Hours after Ginsburg’s passing, McConnell reversed course and indicated he would allow a vote on a Trump nominee even though, at the time, only about six weeks remained until the election. In the days since, multiple Republicans who previously indicated they agreed with the precedent that became known as the “McConnell rule” also backtracked and changed their positions.
McConnell’s decision to block Garland allowed Trump to fill the seat with Neil Gorsuch in 2017. Trump also confirmed Brett Kavanaugh the following year. If Barrett is confirmed, it will mean Trump will have appointed three justices, leaving conservatives with a solid, generational majority.
However, some Democrats have already begun fighting Barrett.

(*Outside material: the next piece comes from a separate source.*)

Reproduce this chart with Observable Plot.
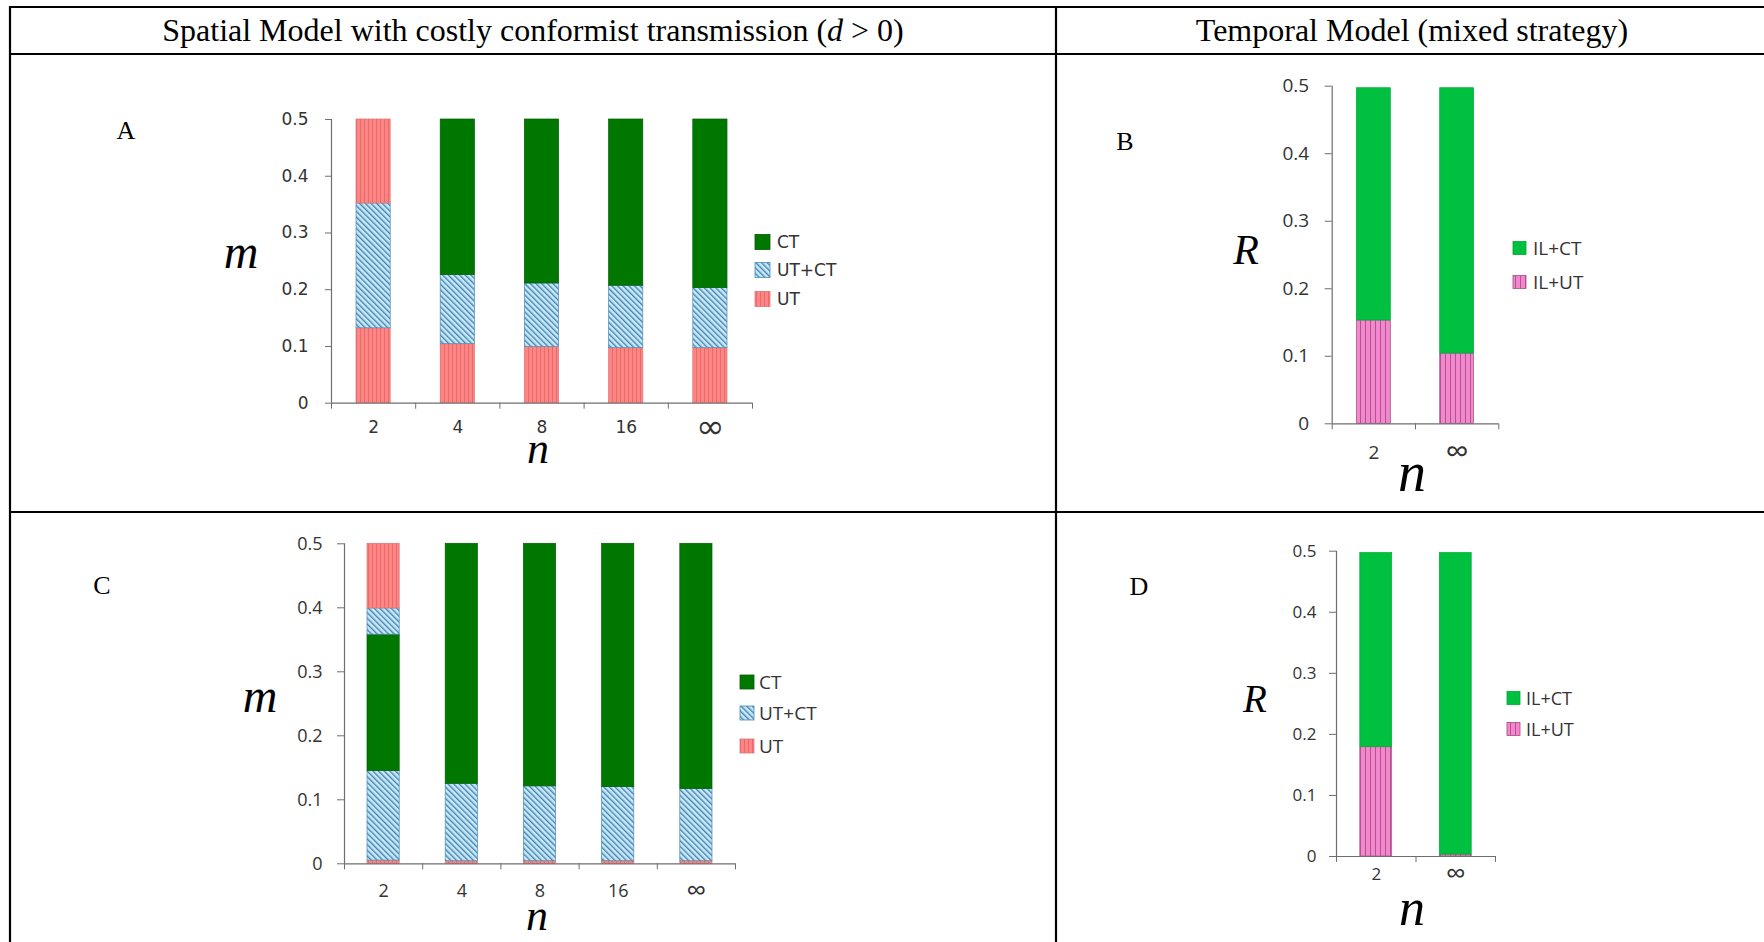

On Friday evening, following multiple reports that Trump planned to nominate her, Massachusetts Sen. Elizabeth Warren, a former presidential candidate, tweeted that the Senate minority should not allow Barrett to be confirmed.
“No confirmation before the inauguration,” Warren wrote.
Republicans have countered that it is necessary to have a full nine-member Supreme Court prior to the election to prevent a potential tie on the bench in the event the presidential race comes down to a court decision.
“One of the biggest reason we will confirm the nominee BEFORE Election Day is to ensure a full 9-Justice majority to resolve any (inevitable) election disputes. Dems desperately, desperately don’t want that,” Texas Sen. Ted Cruz tweeted on Saturday.
Like many of his colleagues, Cruz had the opposite view in the waning days of Obama’s presidency.
As he introduced Barrett in the Rose Garden, Trump alluded to the coming confirmation fight. He pointed to senators in the audience and declared that it “should be a straightforward and prompt confirmation.”
“It should be very easy,” Trump said. “Good luck. It’s going to be very quick. I’m sure it will be extremely noncontroversial.”
Despite the uproar, it appears unlikely Democrats have the votes to block Barrett’s nomination. Due to the Republican majority, four senators would need to cross party lines to prevent her from taking the bench. So far only two, Alaska’s Lisa Murkowski and Maine’s Susan Collins, have indicated they might not vote for Barrett’s confirmation. The pair both echoed McConnell’s past concerns about holding a confirmation near an election.
Some liberals have suggested Democrats might be able to use procedural maneuvers to block Barrett’s nomination. On Friday, progressive writer David Sirota reported that a memo making the rounds on Capitol Hill encouraged Democrats to delay confirmation hearings until after the election by having their House majority propose measures that would take precedence on the Senate floor, among other things.
But others have rejected the notion that Democrats have a path to blocking Barrett without earning votes from across the aisle. In an interview with Yahoo News’ “Skullduggery” podcast, Sen. Sheldon Whitehouse, a Rhode Island Democrat who is on the Senate Judiciary Committee, rejected the notion that the opposition party could thwart a Trump nominee who has enough Republican backing.
“If there were some triple-secret procedural trick that we could pull, we would have been pretty negligent in not pulling it in those two earlier proceedings,” Whitehouse said.